:: GIVEN INSTRUCTION ::
The lines from the top of the material below through the line containing "right_ticktext = ['0%', '10%', '20%', '30%']" are to be printed exactly, with pictures omitted.

:: INFORMATION SHOWN ::
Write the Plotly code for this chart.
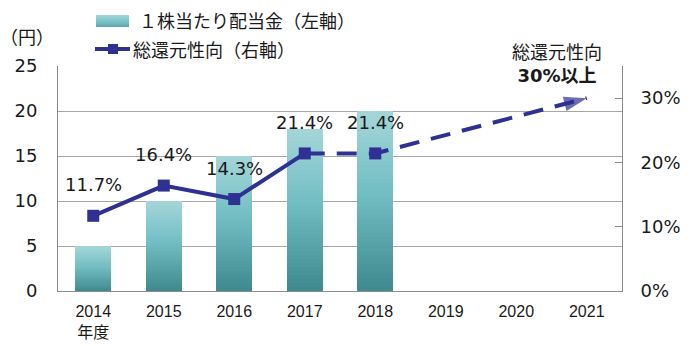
import plotly.graph_objects as go

# ---------------- data ----------------
years = ['2014', '2015', '2016', '2017', '2018', '2019', '2020', '2021']
year_ticktext = ['2014<br>年度', '2015', '2016', '2017', '2018', '2019', '2020', '2021']
dividend = [5, 10, 15, 18, 20, None, None, None]          # 円 (left axis)
payout_years = ['2014', '2015', '2016', '2017', '2018']
payout = [11.7, 16.4, 14.3, 21.4, 21.4]                  # % (right axis)
payout_labels = ['11.7%', '16.4%', '14.3%', '21.4%', '21.4%']
target_year = '2021'
target_payout = 30
left_ticks = [0, 5, 10, 15, 20, 25]
right_ticks = [0, 10, 20, 30]
right_ticktext = ['0%', '10%', '20%', '30%']

# ---------------- style ----------------
LINE_C = '#2e3192'
GRID_C = '#a6a6a6'
AXIS_C = '#8c8c8c'
JP = 'Noto Sans CJK JP'
NUMF = 'DejaVu Sans, Noto Sans CJK JP'

def lerp(c1, c2, t):
    a = [int(c1[i:i + 2], 16) for i in (1, 3, 5)]
    b = [int(c2[i:i + 2], 16) for i in (1, 3, 5)]
    return 'rgb(%d,%d,%d)' % tuple(round(a[j] + (b[j] - a[j]) * t) for j in range(3))

BOT, MID, TOP = '#3d898d', '#72bec3', '#a4d6d9'

def grad(t):
    if t < 0.55:
        return lerp(BOT, MID, t / 0.55)
    return lerp(MID, TOP, (t - 0.55) / 0.45)

fig = go.Figure()

# gradient bars: stacked slices of each bar's own value
N = 40
for k in range(N):
    fig.add_trace(go.Bar(
        x=years,
        y=[(v / N) if v is not None else None for v in dividend],
        marker=dict(color=grad((k + 0.5) / N), line=dict(width=0)),
        yaxis='y', showlegend=False, hoverinfo='skip'))

# actual payout line (solid)
fig.add_trace(go.Scatter(
    x=payout_years[:4], y=payout[:4], yaxis='y2', mode='lines',
    line=dict(color=LINE_C, width=4), showlegend=False, hoverinfo='skip'))

# dashed trend: 2017 -> 2018 -> target
fig.add_trace(go.Scatter(
    x=payout_years[3:] + [target_year], y=payout[3:] + [target_payout], yaxis='y2',
    mode='lines', line=dict(color=LINE_C, width=4, dash='20px,12px'),
    showlegend=False, hoverinfo='skip'))

# markers
fig.add_trace(go.Scatter(
    x=payout_years, y=payout, yaxis='y2', mode='markers',
    marker=dict(symbol='square', size=12, color=LINE_C),
    showlegend=False, hoverinfo='skip'))

# arrow head
fig.add_trace(go.Scatter(
    x=[payout_years[-1], target_year], y=[payout[-1], target_payout], yaxis='y2',
    mode='markers',
    marker=dict(symbol='arrow', size=[0, 24], color=LINE_C, angleref='previous',
                line=dict(width=0)),
    showlegend=False, hoverinfo='skip'))

annotations = []
for yr, v, lab in zip(payout_years, payout, payout_labels):
    annotations.append(dict(x=years.index(yr), y=v, xref='x', yref='y2', text=lab,
                            showarrow=False, yshift=31,
                            font=dict(family=NUMF, size=18, color='#1a1a1a')))

# pixel -> paper helpers (plot area 58..622 x 66..291)
L, R, T, B = 58, 622, 66, 291
def px(x):
    return (x - L) / (R - L)
def py(y):
    return (B - y) / (B - T)

annotations += [
    dict(x=px(27), y=py(36), xref='paper', yref='paper', xanchor='center', yanchor='middle',
         text='（円）', showarrow=False, font=dict(family=JP, size=18, color='#1a1a1a')),
    dict(x=px(137), y=py(20), xref='paper', yref='paper', xanchor='left', yanchor='middle',
         text='１株当たり配当金（左軸）',
         showarrow=False, font=dict(family=JP, size=18, color='#1a1a1a')),
    dict(x=px(131), y=py(49), xref='paper', yref='paper', xanchor='left', yanchor='middle',
         text='総還元性向（右軸）',
         showarrow=False, font=dict(family=JP, size=18, color='#1a1a1a')),
    dict(x=px(557), y=py(63.5), xref='paper', yref='paper', xanchor='center', yanchor='middle',
         text='総還元性向<br><b>30%以上</b>',
         showarrow=False, bgcolor='white', width=116, borderpad=2,
         font=dict(family=NUMF, size=18, color='#1a1a1a')),
]

shapes = []
# legend swatch with gradient stripes
S = 12
for k in range(S):
    y0 = 27 - (27 - 15) * k / S
    y1 = 27 - (27 - 15) * (k + 1) / S
    shapes.append(dict(type='rect', xref='paper', yref='paper', x0=px(96), x1=px(129),
                       y0=py(y0), y1=py(y1), fillcolor=grad(0.3 + 0.7 * (k + 0.5) / S),
                       line=dict(width=0), layer='above'))
shapes.append(dict(type='line', xref='paper', yref='paper', x0=px(95), x1=px(130),
                   y0=py(49), y1=py(49), line=dict(color=LINE_C, width=4)))
shapes.append(dict(type='rect', xref='paper', yref='paper', x0=px(108), x1=px(118),
                   y0=py(54), y1=py(44), fillcolor=LINE_C, line=dict(width=0)))

fig.update_layout(
    width=697, height=346, autosize=False,
    margin=dict(l=L, r=697 - R, t=T, b=346 - B),
    paper_bgcolor='white', plot_bgcolor='white',
    barmode='stack', bargap=0.49,
    showlegend=False, hovermode=False,
    annotations=annotations, shapes=shapes,
    xaxis=dict(type='category', categoryorder='array', categoryarray=years,
               range=[-0.5, len(years) - 0.5], automargin=False,
               tickvals=years, ticktext=year_ticktext,
               tickfont=dict(family='Liberation Sans, ' + JP, size=16, color='#1a1a1a'),
               showline=True, linecolor=AXIS_C, linewidth=1, ticks='', ticklabelstandoff=6,
               showgrid=False, zeroline=False),
    yaxis=dict(range=[0, 25], tickvals=left_ticks, showgrid=True, gridcolor=GRID_C, gridwidth=1,
               showline=True, linecolor=AXIS_C, linewidth=1, ticks='', zeroline=False,
               automargin=False,
               tickfont=dict(family=NUMF, size=18, color='#1a1a1a'), ticklabelstandoff=16),
    yaxis2=dict(range=[0, 35], overlaying='y', side='right', tickvals=right_ticks,
                ticktext=right_ticktext, showgrid=False, zeroline=False, automargin=False,
                showline=True, linecolor=AXIS_C, linewidth=1,
                ticks='inside', ticklen=7, tickcolor=AXIS_C,
                tickfont=dict(family=NUMF, size=18, color='#1a1a1a'), ticklabelstandoff=14),
)

fig.write_html('out.html')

:: EXERCISE OUTPUT ::
Write the Plotly code for this chart.
import plotly.graph_objects as go

# ---------------- data ----------------
years = ['2014', '2015', '2016', '2017', '2018', '2019', '2020', '2021']
year_ticktext = ['2014<br>年度', '2015', '2016', '2017', '2018', '2019', '2020', '2021']
dividend = [5, 10, 15, 18, 20, None, None, None]          # 円 (left axis)
payout_years = ['2014', '2015', '2016', '2017', '2018']
payout = [11.7, 16.4, 14.3, 21.4, 21.4]                  # % (right axis)
payout_labels = ['11.7%', '16.4%', '14.3%', '21.4%', '21.4%']
target_year = '2021'
target_payout = 30
left_ticks = [0, 5, 10, 15, 20, 25]
right_ticks = [0, 10, 20, 30]
right_ticktext = ['0%', '10%', '20%', '30%']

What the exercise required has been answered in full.